Donnerstag, 29. Januar 2009

Consol Net Jumps on Coal Prices; Dominion Results Mixed

Thursday proved to be a mixed day of earnings results for companies in the energy sector.

Consol Energy (CNX)

A surge in coal prices helped Consol Energy’s net to surge in the fourth quarter.

The Canonsburg, Pa.-based coal producer reported a profit of $176.3 million, or 97 cents a share, compared with $1.2 billion, or 4 cents a share, in the same period a year ago.

Revenue came in at $1.2 billion for the quarter -- up 30% from $918.6 million a year earlier.

Analysts surveyed by Thomson Reuters expected a profit of 63 cents a share on $1.2 billion in revenue.

"This was a very strong quarter for us financially and operationally," said J. Brett Harvey, Consol’s president and CEO, in a release. For the full year ended Dec. 31, the company achieved its highest-ever amount of sales revenue and cash from operations, Harvey said.

“Both our coal and gas segments reported improved pricing and production, and they did an excellent job managing costs,” he added. The company managed to increase operating and financial margins in its coal unit during the quarter as a result of higher realized prices per ton. For 2009, the company has more than 95% of its planned coal production priced at an average realized price of $61.56 per ton -- a 26% increase from 2008 realized pricing.

Consol’s full-year earnings came in at $442.5 million, or $2.40 a share, compared with $267.8 million, or $1.45 a share, in 2007. Analysts polled by Thomson Reuters were expecting earnings of $2.11 for the year.

Consol's CNX Gas subsidiary earned $57.5 million, or 38 cents per share, compared with $29.9 million, or 20 cents per share, in 2007. For the full year, CNX Gas earned $239.1 million, or $1.58 per share, compared with $135.7 million, or 90 cents per share in 2007.

Dominion Resources (D)

Richmond, Va.-based Dominion Resources posted a 16% jump in profit in the fourth quarter, but its profit fell more than 30% for the full year.

The company reported a quarterly net income of $348 million, or 60 cents a share, from $299 million, or 52 cents a share, from the same period a year ago.
Revenue for the period jumped to $4.17 billion, a 14% increase from $3.65 billion a year ago. Analysts surveyed by Thomson Reuters were expecting results of 68 cents per share on revenue of $3.51 billion.
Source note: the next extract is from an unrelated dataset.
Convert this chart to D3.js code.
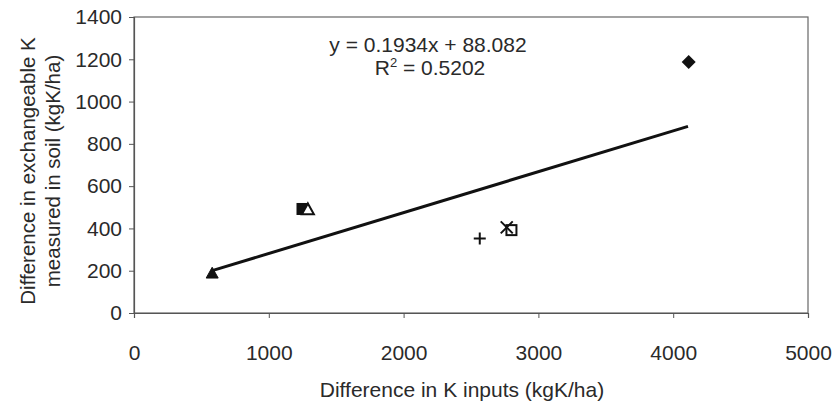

The company attributed its quarterly gains to reduced outage costs at its generating units, a lower tax rate, reduced maintenance expenses and higher contributions from its merchant generation business.

Dominion’s full-year net income fell to $1.83 billion, or $3.16 per share, from$2.54 billion, or $3.88 a share, in 2007 on shaky market and weather conditions.

“2008’s operating results reflect the strength of the business model we implemented in 2007 as well as the diligent efforts of our business units to operate efficiently in challenging markets and milder-than-normal electric utility weather,” said Thomas F. Farrell II, the company’s chairman, president and CEO.

The company expects its 2009 operating earnings to fall between $3.20 and $3.30 a share, and 2010 operating earnings to fall between $3.33 and $3.50 a share.

“Assuming a return to normal economic conditions, we expect to again grow operating earnings per share 6% or more annually beginning in 2011,” Farrell said.